Encoding the Scientific Method

For research work, we strongly recommend treating Flywheel nodes as evidence-backed hypotheses, claims, questions, or intermediate conclusions. Flywheel does not require a special field for that structure. Put the reasoning in Markdown, attach the evidence that supports or rejects it, and use the graph to keep competing explanations visible at the same time.

This gives you a flexible schema without losing the discipline of the scientific method. A node can still be a plain note, dataset record, operational checkpoint, or reading log when that is the right shape. When the node is making a research claim, default to evidence-backed writing.

The recommendation

Use each claim-bearing node to answer four questions:

What hypothesis, claim, or question is this node about?
What evidence currently supports it?
What evidence currently argues against it?
What should happen next?

Map those answers to Flywheel primitives:

Use node content for the hypothesis, reasoning, caveats, and next steps.
Use the summary as the current read, especially after new evidence lands.
Use artifacts for concrete evidence such as logs, tables, plots, reports, diffs, checkpoints, benchmark outputs, and source excerpts.
Use executions for runs that generated evidence or tested a claim.
Use tags for research state such as open, supported, rejected, needs-replication, or blocked.
Use graph edges and branches for competing hypotheses, refinements, and follow-up experiments.

A node as a hypothesis

A useful research node is usually written as a small argument, not just a title. Keep the central claim near the top, then separate evidence for and against it.

## Hypothesis

State the claim or question being tested.

## Evidence for

- Link or summarize observations that support the claim.
- Attach durable artifacts for anything empirical.

## Evidence against

- Note failed runs, counterexamples, uncertainty, and alternative explanations.
- Attach the evidence even when it weakens the claim.

## Current read

Say what you currently believe and how strongly.

## Next step

Name the next experiment, branch, review, or decision.

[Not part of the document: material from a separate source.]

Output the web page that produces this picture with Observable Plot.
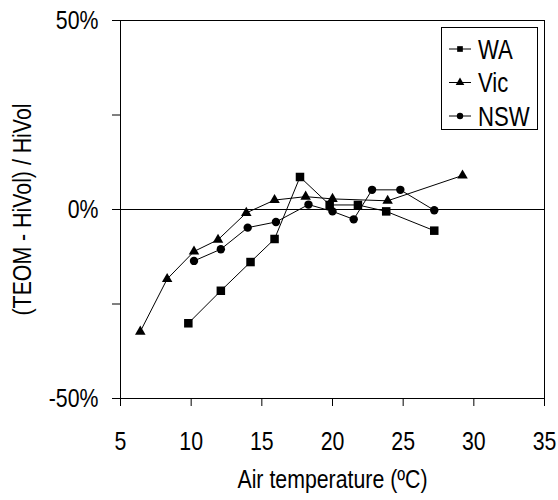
<!DOCTYPE html>
<html><head><meta charset="utf-8">
<script src="https://cdn.jsdelivr.net/npm/d3@7"></script>
<script src="https://cdn.jsdelivr.net/npm/@observablehq/plot@0.6"></script>
<style>
body{margin:0;background:#fff;}
#wrap{position:relative;width:558px;height:500px;font-family:"Liberation Sans",Arial,sans-serif;}
#legend{position:absolute;left:441px;top:27px;width:97px;height:103px;border:1px solid #000;box-sizing:border-box;background:#fff;}
#legend svg{overflow:visible;display:block;}
</style></head><body><div id="wrap"></div>
<script>
const seriesNames = ["WA", "Vic", "NSW"];
const waTemp = [9.8, 12.1, 14.2, 15.9, 17.7, 19.8, 21.8, 23.8, 27.2];
const waDiff = [-30.1, -21.5, -13.9, -7.8, 8.6, 1.2, 1.2, -0.5, -5.6];
const vicTemp = [6.4, 8.3, 10.2, 11.9, 13.9, 15.9, 18.1, 20.0, 23.9, 29.2];
const vicDiff = [-32.3, -18.4, -11.1, -8.0, -0.9, 2.5, 3.4, 2.8, 2.3, 9.0];
const nswTemp = [10.2, 12.1, 14.0, 16.0, 18.3, 20.0, 21.5, 22.8, 24.8, 27.2];
const nswDiff = [-13.6, -10.5, -4.8, -3.3, 1.3, -0.5, -2.6, 5.2, 5.2, -0.2];
const xTicks = [5, 10, 15, 20, 25, 30, 35];
const yTicks = [-50, -25, 0, 25, 50];
const yTickLabels = ["-50%", "", "0%", "", "50%"];

const temps = {WA: waTemp, Vic: vicTemp, NSW: nswTemp};
const diffs = {WA: waDiff, Vic: vicDiff, NSW: nswDiff};
const rows = seriesNames.flatMap(s => temps[s].map((t, i) => ({series: s, temp: t, diff: diffs[s][i]})));
const symbols = {WA: "square", Vic: "triangle", NSW: "circle"};
const radii = {WA: 4.8, Vic: 3.9, NSW: 4.2};
const font = '"Liberation Sans", Arial, sans-serif';
const narrow = 0.82; // horizontal condensing of text (reference uses a narrow face)

const chart = Plot.plot({
  width: 558, height: 500,
  marginLeft: 120, marginRight: 14, marginTop: 20, marginBottom: 102,
  style: {fontFamily: font, fontSize: "26px", color: "#000", background: "#fff"},
  x: {domain: [5, 35]},
  y: {domain: [-50, 50]},
  marks: [
    Plot.frame({stroke: "#000", strokeWidth: 1}),
    Plot.ruleY([0], {stroke: "#000", strokeWidth: 1}),
    Plot.axisX({ticks: xTicks, tickSize: 8, tickPadding: 25, tickFormat: d => String(d), fontSize: 26,
      label: "Air temperature (ºC)", labelAnchor: "center", labelArrow: "none", labelOffset: 89}),
    Plot.axisY({ticks: yTicks, tickSize: 8, tickPadding: 14, fontSize: 26,
      tickFormat: d => yTickLabels[yTicks.indexOf(d)],
      label: "(TEOM - HiVol) / HiVol", labelAnchor: "center", labelArrow: "none", labelOffset: 108}),
    ...seriesNames.map(s => Plot.line(rows.filter(r => r.series === s), {x: "temp", y: "diff", stroke: "#000", strokeWidth: 1})),
    ...seriesNames.map(s => Plot.dot(rows.filter(r => r.series === s), {x: "temp", y: "diff", symbol: symbols[s], r: radii[s], fill: "#000", stroke: "none"}))
  ]
});

function scaleAttr(el, name) {
  const v = el.getAttribute(name);
  if (v === null) return;
  const m = /^\s*(-?[\d.]+)([a-z%]*)\s*$/i.exec(v);
  if (m) el.setAttribute(name, (parseFloat(m[1]) / narrow) + m[2]);
}
function condense(root) {
  root.querySelectorAll("text").forEach(t => {
    const tr = t.getAttribute("transform") || "";
    t.setAttribute("transform", (tr + ` scale(${narrow},1)`).trim());
    [t, ...t.querySelectorAll("tspan")].forEach(el => { scaleAttr(el, "x"); scaleAttr(el, "dx"); });
  });
}
condense(chart);
const wrap = document.getElementById("wrap");
wrap.appendChild(chart);

// legend
const leg = document.createElement("div");
leg.id = "legend";
wrap.appendChild(leg);
const ls = d3.select(leg).append("svg").attr("width", 95).attr("height", 101);
seriesNames.forEach((s, i) => {
  const g = ls.append("g").attr("transform", `translate(0,${21 + i * 33.5})`);
  g.append("line").attr("x1", 7).attr("x2", 29).attr("stroke", "#000");
  const typ = {square: d3.symbolSquare, triangle: d3.symbolTriangle, circle: d3.symbolCircle}[symbols[s]];
  g.append("path").attr("transform", "translate(18,0)").attr("d", d3.symbol(typ, Math.PI * 3.2 * 3.2)()).attr("fill", "#000");
  g.append("text").attr("x", 36).attr("y", 0).attr("dy", "0.36em").attr("font-family", font).attr("font-size", 27).text(s);
});
condense(leg);
</script></body></html>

The template is a default for research claims, not a required format for every node. The important part is that another person can inspect the node later and see the claim, the evidence, the counterevidence, and the next decision point.

Evidence for and against

Attach evidence as artifacts instead of burying it in prose. Prose can explain why the evidence matters, but the durable output should stay inspectable:

Tables and CSVs for measurements.
Plots and images for visual inspection.
Logs and transcripts for execution traces.
Reports and notebooks for analysis.
Diffs and patches for code changes.
Checkpoints and model outputs for reproducibility.

When evidence changes your view, update the summary. The content can preserve the longer reasoning trail, while the summary gives readers the latest read without requiring them to reprocess the whole node.

Competing hypotheses as branches

When there are multiple plausible explanations, branch them explicitly. Start from a shared observation or question, then create child nodes for each candidate explanation.

For example:

Parent: Why did benchmark accuracy drop?
Branch A: The data loader changed sample ordering.
Branch B: The new prompt increases invalid outputs.
Branch C: The evaluation script changed normalization.

Attach evidence to each branch as work proceeds. A branch can become supported, rejected, merged into another explanation, or kept open for more work. This is usually clearer than keeping several mutually exclusive claims inside one long node.

Tags and summaries

Use tags for state that needs to be scanned or filtered. Use summaries for the current interpretation. Keep the longer Markdown content as the audit trail.

Good tags are short and operational:

open
supported
rejected
needs-evidence
needs-replication
blocked

Avoid making tags carry the whole argument. If the state is complex, write it in the summary and point to the artifacts or child nodes that justify it.

What not to do

Avoid these patterns:

One large node that holds several competing hypotheses.
A research claim with no attached evidence.
Evidence that exists only as a sentence in Markdown when there is a concrete artifact available.
State that only lives in old prose after the summary or tags have moved on.
Branches that duplicate the same claim without a distinct question, experiment, or counterargument.

Flywheel works best when the graph shows the shape of the investigation, the content explains the reasoning, and the artifacts preserve the evidence.